>> begin

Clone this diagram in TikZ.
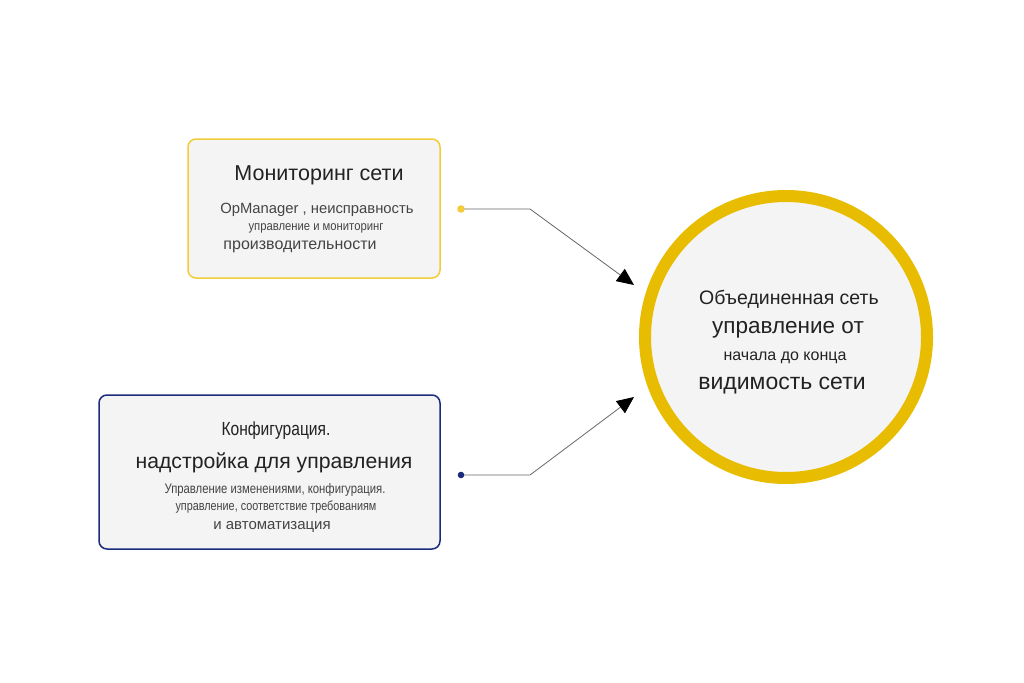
\documentclass[tikz,border=0pt]{standalone}
\usepackage{fontspec}
\setmainfont{Liberation Sans}
\newfontfamily\narrowfont[FakeStretch=0.82]{Liberation Sans}
\newfontfamily\semifont[FakeStretch=0.88]{Liberation Sans}
\usetikzlibrary{arrows.meta,positioning}
\definecolor{Ink}{HTML}{222222}
\definecolor{Soft}{HTML}{444444}
\definecolor{Paper}{HTML}{F4F4F4}
\definecolor{Gold}{HTML}{E8BC00}
\definecolor{LightGold}{HTML}{F2CC3A}
\definecolor{Navy}{HTML}{1B2B7E}
\definecolor{Wire}{HTML}{666666}

\begin{document}
\begin{tikzpicture}[x=1pt,y=-1pt,
    box/.style={rounded corners=8pt,fill=Paper,line width=1.5pt},
    t/.style={text=Ink,inner sep=0pt,anchor=base},
    s/.style={text=Soft,inner sep=0pt,anchor=base},
    a/.style={draw=Wire,line width=0.8pt,-{Triangle[length=17pt,width=15pt,color=black]}}
  ]
    \useasboundingbox[fill=white] (0,0) rectangle (1024,682);
    % boxes and circle
    \draw[box,draw=LightGold] (188,139) rectangle (440,278);
    \draw[box,draw=Navy] (99,395) rectangle (440,549);
    \node[circle,fill=Paper,draw=Gold,line width=12pt,minimum size=282pt,inner sep=0pt] (goal) at (786,337) {};
    % texts
    \node[t,font=\fontsize{21.5}{24}\selectfont] (mon) at (319,180) {Мониторинг сети};
    \node[s,font=\fontsize{14.8}{16}\selectfont] (mon1) at (317,213) {OpManager , неисправность};
    \node[s,font=\semifont\fontsize{12.8}{14}\selectfont] (mon2) at (316,230) {управление и мониторинг};
    \node[s,font=\fontsize{16}{18}\selectfont] (mon3) at (300,249) {производительности};
    \node[t,font=\narrowfont\fontsize{19}{22}\selectfont] (conf) at (276,435) {Конфигурация.};
    \node[t,font=\fontsize{21.2}{24}\selectfont] (conf1) at (274,468) {надстройка для управления};
    \node[s,font=\narrowfont\fontsize{13.8}{15}\selectfont] (conf2) at (275,493) {Управление изменениями, конфигурация.};
    \node[s,font=\narrowfont\fontsize{13.2}{15}\selectfont] (conf3) at (276,510) {управление, соответствие требованиям};
    \node[s,font=\fontsize{15}{17}\selectfont] (conf4) at (272,529) {и автоматизация};
    \node[t,font=\fontsize{19.5}{22}\selectfont] (g1) at (789,304) {Объединенная сеть};
    \node[t,font=\fontsize{22.5}{26}\selectfont] (g2) at (788,333) {управление от};
    \node[t,font=\fontsize{16}{18}\selectfont] (g3) at (785,360) {начала до конца};
    \node[t,font=\fontsize{23}{26}\selectfont] (g4) at (782,389) {видимость сети};
    % connectors
    \coordinate (d1) at (461,209); \coordinate (d2) at (461,475);
    \coordinate (in1) at (634,285); \coordinate (in2) at (634,397);
    \draw[a] (d1) -- (530,209) -- (in1);
    \draw[a] (d2) -- (530,475) -- (in2);
    \fill[LightGold] (d1) circle (3.8pt);
    \fill[Navy] (d2) circle (3.3pt);
  \end{tikzpicture}
\end{document}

>> end

Problem requirements
Do not copy the pictures, but repeat every line exactly.

Answer to this problem
Clone this diagram in TikZ.
\documentclass[tikz,border=0pt]{standalone}
\usepackage{fontspec}
\setmainfont{Liberation Sans}
\newfontfamily\narrowfont[FakeStretch=0.82]{Liberation Sans}
\newfontfamily\semifont[FakeStretch=0.88]{Liberation Sans}
\usetikzlibrary{arrows.meta,positioning}
\definecolor{Ink}{HTML}{222222}
\definecolor{Soft}{HTML}{444444}
\definecolor{Paper}{HTML}{F4F4F4}
\definecolor{Gold}{HTML}{E8BC00}
\definecolor{LightGold}{HTML}{F2CC3A}
\definecolor{Navy}{HTML}{1B2B7E}
\definecolor{Wire}{HTML}{666666}

\begin{document}
\begin{tikzpicture}[x=1pt,y=-1pt,
    box/.style={rounded corners=8pt,fill=Paper,line width=1.5pt},
    t/.style={text=Ink,inner sep=0pt,anchor=base},
    s/.style={text=Soft,inner sep=0pt,anchor=base},
    a/.style={draw=Wire,line width=0.8pt,-{Triangle[length=17pt,width=15pt,color=black]}}
  ]
    \useasboundingbox[fill=white] (0,0) rectangle (1024,682);
    % boxes and circle
    \draw[box,draw=LightGold] (188,139) rectangle (440,278);
    \draw[box,draw=Navy] (99,395) rectangle (440,549);
    \node[circle,fill=Paper,draw=Gold,line width=12pt,minimum size=282pt,inner sep=0pt] (goal) at (786,337) {};
    % texts
    \node[t,font=\fontsize{21.5}{24}\selectfont] (mon) at (319,180) {Мониторинг сети};
    \node[s,font=\fontsize{14.8}{16}\selectfont] (mon1) at (317,213) {OpManager , неисправность};
    \node[s,font=\semifont\fontsize{12.8}{14}\selectfont] (mon2) at (316,230) {управление и мониторинг};
    \node[s,font=\fontsize{16}{18}\selectfont] (mon3) at (300,249) {производительности};
    \node[t,font=\narrowfont\fontsize{19}{22}\selectfont] (conf) at (276,435) {Конфигурация.};
    \node[t,font=\fontsize{21.2}{24}\selectfont] (conf1) at (274,468) {надстройка для управления};
    \node[s,font=\narrowfont\fontsize{13.8}{15}\selectfont] (conf2) at (275,493) {Управление изменениями, конфигурация.};
    \node[s,font=\narrowfont\fontsize{13.2}{15}\selectfont] (conf3) at (276,510) {управление, соответствие требованиям};
    \node[s,font=\fontsize{15}{17}\selectfont] (conf4) at (272,529) {и автоматизация};
    \node[t,font=\fontsize{19.5}{22}\selectfont] (g1) at (789,304) {Объединенная сеть};
    \node[t,font=\fontsize{22.5}{26}\selectfont] (g2) at (788,333) {управление от};
    \node[t,font=\fontsize{16}{18}\selectfont] (g3) at (785,360) {начала до конца};
    \node[t,font=\fontsize{23}{26}\selectfont] (g4) at (782,389) {видимость сети};
    % connectors
    \coordinate (d1) at (461,209); \coordinate (d2) at (461,475);
    \coordinate (in1) at (634,285); \coordinate (in2) at (634,397);
    \draw[a] (d1) -- (530,209) -- (in1);
    \draw[a] (d2) -- (530,475) -- (in2);
    \fill[LightGold] (d1) circle (3.8pt);
    \fill[Navy] (d2) circle (3.3pt);
  \end{tikzpicture}
\end{document}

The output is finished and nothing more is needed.